Problem requirements> Copy out the listing exactly.

Data section>
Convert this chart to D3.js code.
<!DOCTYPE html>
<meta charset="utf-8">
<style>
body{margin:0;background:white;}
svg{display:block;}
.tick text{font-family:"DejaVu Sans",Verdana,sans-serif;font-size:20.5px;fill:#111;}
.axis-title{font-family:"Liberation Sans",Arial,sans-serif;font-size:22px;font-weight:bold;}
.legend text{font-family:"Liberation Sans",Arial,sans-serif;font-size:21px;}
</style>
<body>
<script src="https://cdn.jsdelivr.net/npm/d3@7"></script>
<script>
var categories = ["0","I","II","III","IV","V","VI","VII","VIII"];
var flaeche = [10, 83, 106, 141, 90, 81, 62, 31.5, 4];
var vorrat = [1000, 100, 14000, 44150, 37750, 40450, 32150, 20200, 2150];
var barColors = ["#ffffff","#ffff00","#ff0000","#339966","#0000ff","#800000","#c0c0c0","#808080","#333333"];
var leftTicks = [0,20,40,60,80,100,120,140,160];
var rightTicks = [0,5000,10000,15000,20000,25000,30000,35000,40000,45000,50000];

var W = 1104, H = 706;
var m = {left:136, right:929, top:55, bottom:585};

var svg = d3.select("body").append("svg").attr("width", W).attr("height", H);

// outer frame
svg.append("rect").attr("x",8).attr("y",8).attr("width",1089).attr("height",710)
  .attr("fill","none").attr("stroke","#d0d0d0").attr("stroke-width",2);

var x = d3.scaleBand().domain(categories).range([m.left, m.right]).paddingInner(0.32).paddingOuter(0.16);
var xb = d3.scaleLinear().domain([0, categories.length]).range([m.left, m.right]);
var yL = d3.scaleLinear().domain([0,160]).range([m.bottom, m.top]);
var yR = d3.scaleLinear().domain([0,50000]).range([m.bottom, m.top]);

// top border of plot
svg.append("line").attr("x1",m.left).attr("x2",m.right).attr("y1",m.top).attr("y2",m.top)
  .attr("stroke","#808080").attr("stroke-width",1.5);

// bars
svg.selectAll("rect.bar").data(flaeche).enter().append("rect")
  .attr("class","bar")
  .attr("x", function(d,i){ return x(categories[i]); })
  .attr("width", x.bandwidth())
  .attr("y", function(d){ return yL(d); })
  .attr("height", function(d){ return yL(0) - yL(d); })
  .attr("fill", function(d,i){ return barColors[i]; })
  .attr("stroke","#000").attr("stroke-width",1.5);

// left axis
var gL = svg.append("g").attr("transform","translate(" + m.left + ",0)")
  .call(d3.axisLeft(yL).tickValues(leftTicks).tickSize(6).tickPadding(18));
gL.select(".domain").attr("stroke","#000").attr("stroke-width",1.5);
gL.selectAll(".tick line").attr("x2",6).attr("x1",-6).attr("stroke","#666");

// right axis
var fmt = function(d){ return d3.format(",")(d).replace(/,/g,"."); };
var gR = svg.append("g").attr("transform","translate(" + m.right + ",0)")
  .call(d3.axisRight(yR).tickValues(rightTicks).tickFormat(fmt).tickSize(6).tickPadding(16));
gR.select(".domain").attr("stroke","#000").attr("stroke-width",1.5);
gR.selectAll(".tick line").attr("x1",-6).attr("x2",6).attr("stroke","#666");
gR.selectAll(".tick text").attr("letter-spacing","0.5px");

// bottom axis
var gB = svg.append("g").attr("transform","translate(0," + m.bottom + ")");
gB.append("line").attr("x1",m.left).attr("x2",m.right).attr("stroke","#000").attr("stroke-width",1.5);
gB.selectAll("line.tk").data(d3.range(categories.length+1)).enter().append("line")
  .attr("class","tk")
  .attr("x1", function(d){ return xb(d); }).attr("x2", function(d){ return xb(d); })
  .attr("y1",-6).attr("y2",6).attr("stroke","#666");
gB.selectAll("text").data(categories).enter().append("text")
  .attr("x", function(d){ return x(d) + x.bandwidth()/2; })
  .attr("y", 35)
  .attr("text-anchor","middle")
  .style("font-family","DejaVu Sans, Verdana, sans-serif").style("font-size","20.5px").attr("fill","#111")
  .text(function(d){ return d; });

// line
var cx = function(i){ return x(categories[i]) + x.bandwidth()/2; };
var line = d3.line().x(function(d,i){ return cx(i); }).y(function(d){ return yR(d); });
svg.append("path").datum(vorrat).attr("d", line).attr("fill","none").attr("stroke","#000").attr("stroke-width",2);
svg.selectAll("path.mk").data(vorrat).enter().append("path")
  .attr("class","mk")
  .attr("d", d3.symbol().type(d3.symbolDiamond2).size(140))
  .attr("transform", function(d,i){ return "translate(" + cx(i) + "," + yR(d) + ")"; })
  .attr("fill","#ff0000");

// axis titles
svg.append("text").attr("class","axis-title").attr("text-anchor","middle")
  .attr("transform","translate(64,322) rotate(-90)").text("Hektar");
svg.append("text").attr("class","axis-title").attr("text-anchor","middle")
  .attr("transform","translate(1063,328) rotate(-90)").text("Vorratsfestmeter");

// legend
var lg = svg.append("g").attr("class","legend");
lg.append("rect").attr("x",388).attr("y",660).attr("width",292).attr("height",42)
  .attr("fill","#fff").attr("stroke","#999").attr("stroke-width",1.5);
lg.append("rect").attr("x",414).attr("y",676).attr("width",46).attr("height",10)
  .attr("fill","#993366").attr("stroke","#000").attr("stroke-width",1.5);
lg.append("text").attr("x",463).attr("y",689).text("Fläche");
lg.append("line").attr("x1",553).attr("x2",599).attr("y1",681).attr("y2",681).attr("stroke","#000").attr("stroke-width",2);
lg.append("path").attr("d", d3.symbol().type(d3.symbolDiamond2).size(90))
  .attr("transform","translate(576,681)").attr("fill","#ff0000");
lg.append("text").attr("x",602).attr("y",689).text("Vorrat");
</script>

Solution to this problem>
Convert this chart to D3.js code.
<!DOCTYPE html>
<meta charset="utf-8">
<style>
body{margin:0;background:white;}
svg{display:block;}
.tick text{font-family:"DejaVu Sans",Verdana,sans-serif;font-size:20.5px;fill:#111;}
.axis-title{font-family:"Liberation Sans",Arial,sans-serif;font-size:22px;font-weight:bold;}
.legend text{font-family:"Liberation Sans",Arial,sans-serif;font-size:21px;}
</style>
<body>
<script src="https://cdn.jsdelivr.net/npm/d3@7"></script>
<script>
var categories = ["0","I","II","III","IV","V","VI","VII","VIII"];
var flaeche = [10, 83, 106, 141, 90, 81, 62, 31.5, 4];
var vorrat = [1000, 100, 14000, 44150, 37750, 40450, 32150, 20200, 2150];
var barColors = ["#ffffff","#ffff00","#ff0000","#339966","#0000ff","#800000","#c0c0c0","#808080","#333333"];
var leftTicks = [0,20,40,60,80,100,120,140,160];
var rightTicks = [0,5000,10000,15000,20000,25000,30000,35000,40000,45000,50000];

var W = 1104, H = 706;
var m = {left:136, right:929, top:55, bottom:585};

var svg = d3.select("body").append("svg").attr("width", W).attr("height", H);

// outer frame
svg.append("rect").attr("x",8).attr("y",8).attr("width",1089).attr("height",710)
  .attr("fill","none").attr("stroke","#d0d0d0").attr("stroke-width",2);

var x = d3.scaleBand().domain(categories).range([m.left, m.right]).paddingInner(0.32).paddingOuter(0.16);
var xb = d3.scaleLinear().domain([0, categories.length]).range([m.left, m.right]);
var yL = d3.scaleLinear().domain([0,160]).range([m.bottom, m.top]);
var yR = d3.scaleLinear().domain([0,50000]).range([m.bottom, m.top]);

// top border of plot
svg.append("line").attr("x1",m.left).attr("x2",m.right).attr("y1",m.top).attr("y2",m.top)
  .attr("stroke","#808080").attr("stroke-width",1.5);

// bars
svg.selectAll("rect.bar").data(flaeche).enter().append("rect")
  .attr("class","bar")
  .attr("x", function(d,i){ return x(categories[i]); })
  .attr("width", x.bandwidth())
  .attr("y", function(d){ return yL(d); })
  .attr("height", function(d){ return yL(0) - yL(d); })
  .attr("fill", function(d,i){ return barColors[i]; })
  .attr("stroke","#000").attr("stroke-width",1.5);

// left axis
var gL = svg.append("g").attr("transform","translate(" + m.left + ",0)")
  .call(d3.axisLeft(yL).tickValues(leftTicks).tickSize(6).tickPadding(18));
gL.select(".domain").attr("stroke","#000").attr("stroke-width",1.5);
gL.selectAll(".tick line").attr("x2",6).attr("x1",-6).attr("stroke","#666");

// right axis
var fmt = function(d){ return d3.format(",")(d).replace(/,/g,"."); };
var gR = svg.append("g").attr("transform","translate(" + m.right + ",0)")
  .call(d3.axisRight(yR).tickValues(rightTicks).tickFormat(fmt).tickSize(6).tickPadding(16));
gR.select(".domain").attr("stroke","#000").attr("stroke-width",1.5);
gR.selectAll(".tick line").attr("x1",-6).attr("x2",6).attr("stroke","#666");
gR.selectAll(".tick text").attr("letter-spacing","0.5px");

// bottom axis
var gB = svg.append("g").attr("transform","translate(0," + m.bottom + ")");
gB.append("line").attr("x1",m.left).attr("x2",m.right).attr("stroke","#000").attr("stroke-width",1.5);
gB.selectAll("line.tk").data(d3.range(categories.length+1)).enter().append("line")
  .attr("class","tk")
  .attr("x1", function(d){ return xb(d); }).attr("x2", function(d){ return xb(d); })
  .attr("y1",-6).attr("y2",6).attr("stroke","#666");
gB.selectAll("text").data(categories).enter().append("text")
  .attr("x", function(d){ return x(d) + x.bandwidth()/2; })
  .attr("y", 35)
  .attr("text-anchor","middle")
  .style("font-family","DejaVu Sans, Verdana, sans-serif").style("font-size","20.5px").attr("fill","#111")
  .text(function(d){ return d; });

// line
var cx = function(i){ return x(categories[i]) + x.bandwidth()/2; };
var line = d3.line().x(function(d,i){ return cx(i); }).y(function(d){ return yR(d); });
svg.append("path").datum(vorrat).attr("d", line).attr("fill","none").attr("stroke","#000").attr("stroke-width",2);
svg.selectAll("path.mk").data(vorrat).enter().append("path")
  .attr("class","mk")
  .attr("d", d3.symbol().type(d3.symbolDiamond2).size(140))
  .attr("transform", function(d,i){ return "translate(" + cx(i) + "," + yR(d) + ")"; })
  .attr("fill","#ff0000");

// axis titles
svg.append("text").attr("class","axis-title").attr("text-anchor","middle")
  .attr("transform","translate(64,322) rotate(-90)").text("Hektar");
svg.append("text").attr("class","axis-title").attr("text-anchor","middle")
  .attr("transform","translate(1063,328) rotate(-90)").text("Vorratsfestmeter");

// legend
var lg = svg.append("g").attr("class","legend");
lg.append("rect").attr("x",388).attr("y",660).attr("width",292).attr("height",42)
  .attr("fill","#fff").attr("stroke","#999").attr("stroke-width",1.5);
lg.append("rect").attr("x",414).attr("y",676).attr("width",46).attr("height",10)
  .attr("fill","#993366").attr("stroke","#000").attr("stroke-width",1.5);
lg.append("text").attr("x",463).attr("y",689).text("Fläche");
lg.append("line").attr("x1",553).attr("x2",599).attr("y1",681).attr("y2",681).attr("stroke","#000").attr("stroke-width",2);
lg.append("path").attr("d", d3.symbol().type(d3.symbolDiamond2).size(90))
  .attr("transform","translate(576,681)").attr("fill","#ff0000");
lg.append("text").attr("x",602).attr("y",689).text("Vorrat");
</script>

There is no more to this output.